As part of the initiative, dubbed Brave1, the government hopes to bring state, military and private-sector developers working on defense issues together into a tech cluster that would give Ukraine a battlefield advantage.
“Considering the enemy that is right next to us and its scale, we definitely need to develop the military tech so that we can defend ourselves,” Ukrainian Minister of Digital Transformation Mykhailo Fedorov said.
Fedorov told reporters ahead of the official announcement that the government had earmarked more than 100 million hryvnias (US$2.7 million) to fund projects that have the potential to help Ukraine win the 14-month conflict.
“There are many people on the battlefield now of the young generation that can work with technologies, and they need them,” he said.
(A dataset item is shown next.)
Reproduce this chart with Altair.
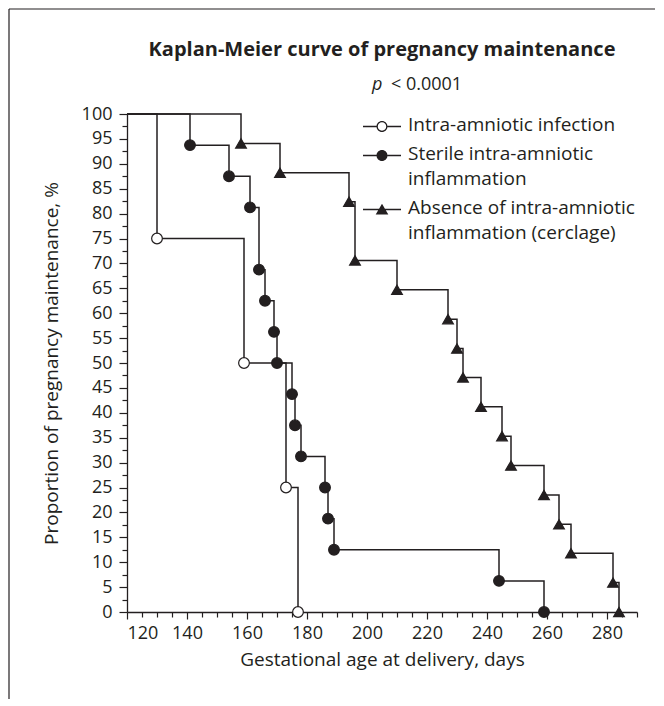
import altair as alt
import pandas as pd

BLACK = "#231f20"
FONT = "Open Sans"

series_names = [
    "Intra-amniotic infection",
    "Sterile intra-amniotic inflammation",
    "Absence of intra-amniotic inflammation (cerclage)",
]

start_day = 120
start_surv = 100.0

infection_days = [130, 159, 173, 177]
infection_surv = [75.0, 50.0, 25.0, 0.0]

sterile_days = [141, 154, 161, 164, 166, 169, 170, 175, 176, 178, 186, 187, 189, 244, 259]
sterile_surv = [93.75, 87.5, 81.25, 68.75, 62.5, 56.25, 50.0, 43.75, 37.5, 31.25, 25.0, 18.75, 12.5, 6.25, 0.0]

absence_days = [158, 171, 194, 196, 210, 227, 230, 232, 238, 245, 248, 259, 264, 268, 282, 284]
absence_surv = [94.1, 88.2, 82.4, 70.6, 64.7, 58.8, 52.9, 47.1, 41.2, 35.3, 29.4, 23.5, 17.6, 11.8, 5.9, 0.0]

x_tick_values = list(range(120, 291, 5))
y_tick_values = [i * 2.5 for i in range(41)]

title_text = "Kaplan-Meier curve of pregnancy maintenance"
p_symbol = "p"
p_value_text = "< 0.0001"

rows = []
for name, days, surv in [
    (series_names[0], infection_days, infection_surv),
    (series_names[1], sterile_days, sterile_surv),
    (series_names[2], absence_days, absence_surv),
]:
    rows.append({"series": name, "day": start_day, "surv": start_surv, "event": False})
    for d, s in zip(days, surv):
        rows.append({"series": name, "day": d, "surv": s, "event": True})
df = pd.DataFrame(rows)

W, H = 510, 498

x_enc = alt.X(
    "day:Q",
    scale=alt.Scale(domain=[120, 290], nice=False, zero=False),
    axis=alt.Axis(
        values=x_tick_values,
        labelExpr="datum.value % 20 === 0 ? datum.label : ''",
        tickSize={"condition": {"test": "datum.value % 20 === 0", "value": 7}, "value": 5},
        labelOverlap=False,
        labelPadding=5,
        title="Gestational age at delivery, days",
        titlePadding=8,
        grid=False,
    ),
)
y_enc = alt.Y(
    "surv:Q",
    scale=alt.Scale(domain=[0, 100], nice=False),
    axis=alt.Axis(
        values=y_tick_values,
        labelExpr="datum.value % 5 === 0 ? datum.label : ''",
        tickSize={"condition": {"test": "datum.value % 5 === 0", "value": 8}, "value": 5},
        labelOverlap=False,
        labelPadding=7,
        title="Proportion of pregnancy maintenance, %",
        titlePadding=20,
        grid=False,
    ),
)

lines = alt.Chart(df).mark_line(
    interpolate="step-after", color=BLACK, strokeWidth=1.5
).encode(x=x_enc, y=y_enc, detail="series:N", order="day:Q")

points = alt.Chart(df).transform_filter("datum.event").mark_point(
    filled=True, stroke=BLACK, strokeWidth=1.2, opacity=1
).encode(
    x=x_enc,
    y=y_enc,
    shape=alt.Shape("series:N", scale=alt.Scale(domain=series_names, range=["circle", "circle", "triangle-up"]), legend=None),
    fill=alt.Fill("series:N", scale=alt.Scale(domain=series_names, range=["white", BLACK, BLACK]), legend=None),
    size=alt.Size("series:N", scale=alt.Scale(domain=series_names, range=[115, 115, 150]), legend=None),
)

# legend symbols: line + marker as filled paths (unit = 10 px), shifted down onto the first label line
seg = "M-1.9 0.975L-0.55 0.975L-0.55 1.125L-1.9 1.125ZM0.55 0.975L1.9 0.975L1.9 1.125L0.55 1.125Z"
outer = "M0.55 1.05A0.55 0.55 0 1 1 -0.55 1.05A0.55 0.55 0 1 1 0.55 1.05Z"
inner = "M0.42 1.05A0.42 0.42 0 1 0 -0.42 1.05A0.42 0.42 0 1 0 0.42 1.05Z"
tri = "M-1.9 0.975L1.9 0.975L1.9 1.125L-1.9 1.125ZM0 0.48L0.63 1.54L-0.63 1.54Z"
leg_paths = [seg + outer + inner, seg + outer, tri]

label_expr = (
    "datum.label == 'Sterile intra-amniotic inflammation' ? ['Sterile intra-amniotic', 'inflammation'] : "
    "datum.label == 'Absence of intra-amniotic inflammation (cerclage)' ? ['Absence of intra-amniotic', 'inflammation (cerclage)'] : datum.label"
)
legend = alt.Legend(
    orient="none",
    legendX=245,
    legendY=-8,
    title=None,
    labelFont=FONT,
    labelFontSize=19,
    labelColor=BLACK,
    labelBaseline="top",
    labelOffset=16,
    labelLimit=600,
    labelExpr=label_expr,
    rowPadding=0,
    padding=0,
    symbolSize=400,
    symbolFillColor=BLACK,
    symbolStrokeWidth=0,
)
legend_layer = alt.Chart(df).transform_filter("false").mark_point(
    filled=True, color=BLACK, size=400, opacity=1
).encode(
    x=x_enc,
    y=y_enc,
    shape=alt.Shape("series:N", scale=alt.Scale(domain=series_names, range=leg_paths), legend=legend),
)

one = pd.DataFrame({"k": [0]})
title_mark = alt.Chart(one).mark_text(
    text=title_text, font=FONT, fontSize=20, fontWeight="bold", color=BLACK, align="center", baseline="middle"
).encode(x=alt.value(W / 2), y=alt.value(-64))
p_italic = alt.Chart(one).mark_text(
    text=p_symbol, font=FONT, fontSize=18, fontStyle="italic", color=BLACK, align="left", baseline="middle"
).encode(x=alt.value(245), y=alt.value(-29))
p_rest = alt.Chart(one).mark_text(
    text=p_value_text, font=FONT, fontSize=18, color=BLACK, align="left", baseline="middle"
).encode(x=alt.value(264), y=alt.value(-29))

frame_top = alt.Chart(one).mark_rule(color=BLACK, strokeWidth=1.2).encode(
    x=alt.value(-118), x2=alt.value(528), y=alt.value(-105)
)
frame_left = alt.Chart(one).mark_rule(color=BLACK, strokeWidth=1.2).encode(
    x=alt.value(-118), y=alt.value(-105), y2=alt.value(585)
)

chart = alt.layer(
    frame_top, frame_left, lines, points, legend_layer, title_mark, p_italic, p_rest
).resolve_scale(
    shape="independent"
).properties(
    width=W,
    height=H,
    padding=0,
).configure(
    background="white",
    style={"guide-label": {"lineHeight": 25}},
).configure_view(
    stroke=None
).configure_axis(
    domainColor=BLACK,
    domainWidth=1.3,
    tickColor=BLACK,
    tickWidth=1.2,
    labelFont=FONT,
    labelFontSize=18,
    labelColor=BLACK,
    titleFont=FONT,
    titleFontSize=19,
    titleFontWeight="normal",
    titleColor=BLACK,
)

chart.save("out.html", embed_options={"renderer": "svg", "actions": False})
Ukraine and Russia make frequent use of uncrewed aerial vehicles for reconnaissance and in attacks. Russia extensively uses Iran’s long-range Shahed-136 exploding drones.
The Ukrainian government last year launched a public fundraising drive asking foreign donors to help it build an “army of drones.”
The Moscow-appointed head of the port city of Sevastopol in Crimea, Mikhail Razvozhayev, this week reported that Russian forces destroyed a Ukrainian sea drone that attempted to attack the harbor and another one blew up.
Ukrainian officials stopped short of openly claiming responsibility, as they had done after earlier attacks on Crimea, which Russia annexed in 2014.
Oleksandr Kviatkovskyi, a board member of combat drone innovation nonprofit Aerorozvidka, sees Brave1 as a platform that the military can use to communicate its electronic warfare needs and provide strategic support to the military technology industry.
“Even one year to develop a product, it’s a very short time,” Kviatkovskyi said.
However, Kviatkovskyi said he is not sure that such a platform could create a significant boost for development of war technologies.
“Even if it does, it will be minimal,” he said.
“Few things can be more effective than the boost created by the tanks near Kyiv,” he said, referring to how Ukrainian forces prevented Russian troops from storming the capital during the first weeks of the war, which began in February last year.
Fevzi Ametov, a Ukrainian soldier and cofounder of Drone.ua, said that businesses and their engineers already try to incorporate feedback from military personnel into their products.
“Any assault without drones, right now, it’s like going blind into a minefield, and you don’t know what is waiting around the corner,” Ametov said.
“Technologies help save lives,” he said.